WHAT THE TASK ASKS. All of the listing below must be repeated word for word. Pictures are the only thing to omit.

------------------------

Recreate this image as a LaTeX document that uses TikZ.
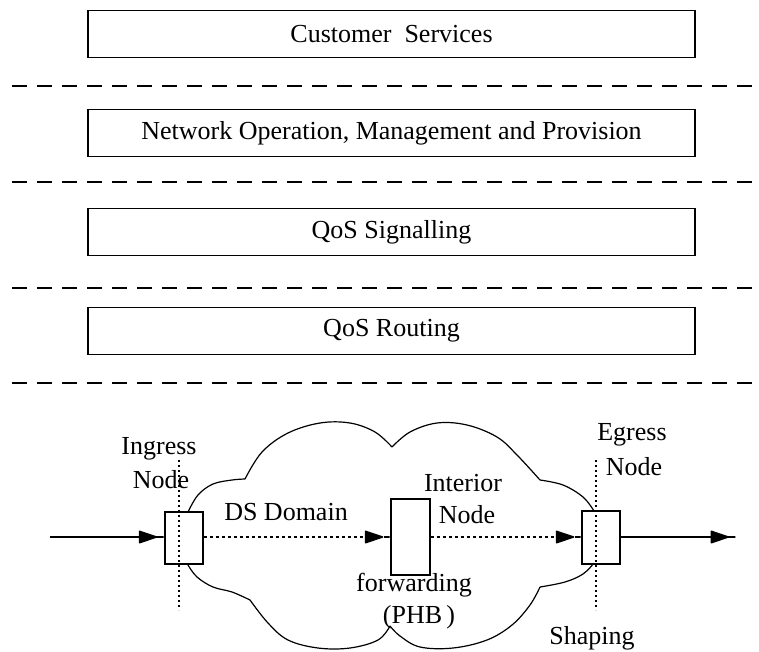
\documentclass[tikz,border=0pt]{standalone}
\usepackage{fontspec}
\setmainfont{Liberation Serif}
\usetikzlibrary{arrows.meta}
\begin{document}
\begin{tikzpicture}[x=1pt,y=-1pt,
  layerbox/.style={draw,line width=1.5pt,minimum width=607pt,minimum height=47pt,inner sep=0pt,font=\fontsize{26}{28}\selectfont},
  sepline/.style={line width=1.5pt,dash pattern=on 15pt off 10pt},
  lbl/.style={inner sep=0pt,font=\fontsize{26}{28}\selectfont},
  nodebox/.style={draw,fill=white,line width=1.5pt,inner sep=0pt},
  cloudline/.style={line width=1.2pt},
  flow/.style={line width=1.5pt,-{Triangle[length=20pt,width=13pt,round]Rectangle[length=7pt,width=1.5pt]}},
  dflow/.style={flow,dash pattern=on 3pt off 3pt},
  vdot/.style={line width=1.3pt,dash pattern=on 2pt off 3pt}]
\useasboundingbox (0,0) rectangle (759,651);
% layers
\node[layerbox] (cs) at (391.5,34) {Customer\ \ Services};
\node[layerbox] (nomp) at (391.5,133) {Network Operation, Management and Provision};
\node[layerbox] (sig) at (391.5,232) {QoS Signalling};
\node[layerbox] (rout) at (391.5,331) {QoS Routing};
\coordinate (d1l) at (12,86);  \coordinate (d1r) at (755,86);
\coordinate (d2l) at (12,182); \coordinate (d2r) at (755,182);
\coordinate (d3l) at (12,288); \coordinate (d3r) at (755,288);
\coordinate (d4l) at (12,383); \coordinate (d4r) at (755,383);
\draw[sepline] (d1l) -- (d1r);
\draw[sepline] (d2l) -- (d2r);
\draw[sepline] (d3l) -- (d3r);
\draw[sepline] (d4l) -- (d4r);
% cloud
\draw[cloudline] plot[smooth,tension=0.6] coordinates {(188,512)(198,495)(213,484)(232,480)(245,479)};
\draw[cloudline] plot[smooth,tension=0.6] coordinates {(245,479)(262,452)(288,433)(320,423)(350,423)(375,432)(392,447)};
\draw[cloudline] plot[smooth,tension=0.6] coordinates {(392,447)(410,432)(437,423)(467,425)(497,437)(517,455)(540,480)};
\draw[cloudline] plot[smooth,tension=0.6] coordinates {(540,480)(563,485)(583,497)(594,511)};
\draw[cloudline] plot[smooth,tension=0.6] coordinates {(594,563)(583,574)(565,582)(540,587)};
\draw[cloudline] plot[smooth,tension=0.6] coordinates {(540,587)(530,605)(512,625)(487,640)(453,648)(420,647)(400,636)(390,626)};
\draw[cloudline] plot[smooth,tension=0.6] coordinates {(390,626)(378,640)(350,648)(318,648)(288,640)(268,623)(250,600)};
\draw[cloudline] plot[smooth,tension=0.6] coordinates {(250,600)(232,592)(213,587)(197,577)(188,565)};
% nodes
\node[nodebox,minimum width=38pt,minimum height=52pt] (ing) at (184,538) {};
\node[nodebox,minimum width=39pt,minimum height=76pt] (int) at (410.5,537) {};
\node[nodebox,minimum width=38pt,minimum height=53pt] (egr) at (601,537.5) {};
% vertical dotted lines
\coordinate (iv1) at (179,460); \coordinate (iv2) at (179,610);
\coordinate (ev1) at (596,460); \coordinate (ev2) at (596,610);
\draw[vdot] (iv1) -- (iv2);
\draw[vdot] (ev1) -- (ev2);
% flows
\coordinate (src) at (50,537);
\coordinate (dst) at (736,537);
\draw[flow] (src) -- (ing.west |- src);
\draw[dflow] (ing.east |- src) -- (int.west |- src);
\draw[dflow] (int.east |- src) -- (egr.west |- src);
\draw[flow] (egr.east |- src) -- (dst);
% labels
\node[lbl] (l1) at (159,449) {Ingress};
\node[lbl] (l2) at (161,480) {Node};
\node[lbl] (l3) at (286,512) {DS Domain};
\node[lbl] (l4) at (463,483) {Interior};
\node[lbl] (l5) at (467,515) {Node};
\node[lbl] (l6) at (414,585) {forwarding};
\node[lbl] (l7) at (419,617) {(PHB\,)};
\node[lbl] (l8) at (632,435) {Egress};
\node[lbl] (l9) at (634,467) {Node};
\node[lbl] (l10) at (592,638) {Shaping};
\end{tikzpicture}
\end{document}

------------------------

RESULT.
Recreate this image as a LaTeX document that uses TikZ.
\documentclass[tikz,border=0pt]{standalone}
\usepackage{fontspec}
\setmainfont{Liberation Serif}
\usetikzlibrary{arrows.meta}
\begin{document}
\begin{tikzpicture}[x=1pt,y=-1pt,
  layerbox/.style={draw,line width=1.5pt,minimum width=607pt,minimum height=47pt,inner sep=0pt,font=\fontsize{26}{28}\selectfont},
  sepline/.style={line width=1.5pt,dash pattern=on 15pt off 10pt},
  lbl/.style={inner sep=0pt,font=\fontsize{26}{28}\selectfont},
  nodebox/.style={draw,fill=white,line width=1.5pt,inner sep=0pt},
  cloudline/.style={line width=1.2pt},
  flow/.style={line width=1.5pt,-{Triangle[length=20pt,width=13pt,round]Rectangle[length=7pt,width=1.5pt]}},
  dflow/.style={flow,dash pattern=on 3pt off 3pt},
  vdot/.style={line width=1.3pt,dash pattern=on 2pt off 3pt}]
\useasboundingbox (0,0) rectangle (759,651);
% layers
\node[layerbox] (cs) at (391.5,34) {Customer\ \ Services};
\node[layerbox] (nomp) at (391.5,133) {Network Operation, Management and Provision};
\node[layerbox] (sig) at (391.5,232) {QoS Signalling};
\node[layerbox] (rout) at (391.5,331) {QoS Routing};
\coordinate (d1l) at (12,86);  \coordinate (d1r) at (755,86);
\coordinate (d2l) at (12,182); \coordinate (d2r) at (755,182);
\coordinate (d3l) at (12,288); \coordinate (d3r) at (755,288);
\coordinate (d4l) at (12,383); \coordinate (d4r) at (755,383);
\draw[sepline] (d1l) -- (d1r);
\draw[sepline] (d2l) -- (d2r);
\draw[sepline] (d3l) -- (d3r);
\draw[sepline] (d4l) -- (d4r);
% cloud
\draw[cloudline] plot[smooth,tension=0.6] coordinates {(188,512)(198,495)(213,484)(232,480)(245,479)};
\draw[cloudline] plot[smooth,tension=0.6] coordinates {(245,479)(262,452)(288,433)(320,423)(350,423)(375,432)(392,447)};
\draw[cloudline] plot[smooth,tension=0.6] coordinates {(392,447)(410,432)(437,423)(467,425)(497,437)(517,455)(540,480)};
\draw[cloudline] plot[smooth,tension=0.6] coordinates {(540,480)(563,485)(583,497)(594,511)};
\draw[cloudline] plot[smooth,tension=0.6] coordinates {(594,563)(583,574)(565,582)(540,587)};
\draw[cloudline] plot[smooth,tension=0.6] coordinates {(540,587)(530,605)(512,625)(487,640)(453,648)(420,647)(400,636)(390,626)};
\draw[cloudline] plot[smooth,tension=0.6] coordinates {(390,626)(378,640)(350,648)(318,648)(288,640)(268,623)(250,600)};
\draw[cloudline] plot[smooth,tension=0.6] coordinates {(250,600)(232,592)(213,587)(197,577)(188,565)};
% nodes
\node[nodebox,minimum width=38pt,minimum height=52pt] (ing) at (184,538) {};
\node[nodebox,minimum width=39pt,minimum height=76pt] (int) at (410.5,537) {};
\node[nodebox,minimum width=38pt,minimum height=53pt] (egr) at (601,537.5) {};
% vertical dotted lines
\coordinate (iv1) at (179,460); \coordinate (iv2) at (179,610);
\coordinate (ev1) at (596,460); \coordinate (ev2) at (596,610);
\draw[vdot] (iv1) -- (iv2);
\draw[vdot] (ev1) -- (ev2);
% flows
\coordinate (src) at (50,537);
\coordinate (dst) at (736,537);
\draw[flow] (src) -- (ing.west |- src);
\draw[dflow] (ing.east |- src) -- (int.west |- src);
\draw[dflow] (int.east |- src) -- (egr.west |- src);
\draw[flow] (egr.east |- src) -- (dst);
% labels
\node[lbl] (l1) at (159,449) {Ingress};
\node[lbl] (l2) at (161,480) {Node};
\node[lbl] (l3) at (286,512) {DS Domain};
\node[lbl] (l4) at (463,483) {Interior};
\node[lbl] (l5) at (467,515) {Node};
\node[lbl] (l6) at (414,585) {forwarding};
\node[lbl] (l7) at (419,617) {(PHB\,)};
\node[lbl] (l8) at (632,435) {Egress};
\node[lbl] (l9) at (634,467) {Node};
\node[lbl] (l10) at (592,638) {Shaping};
\end{tikzpicture}
\end{document}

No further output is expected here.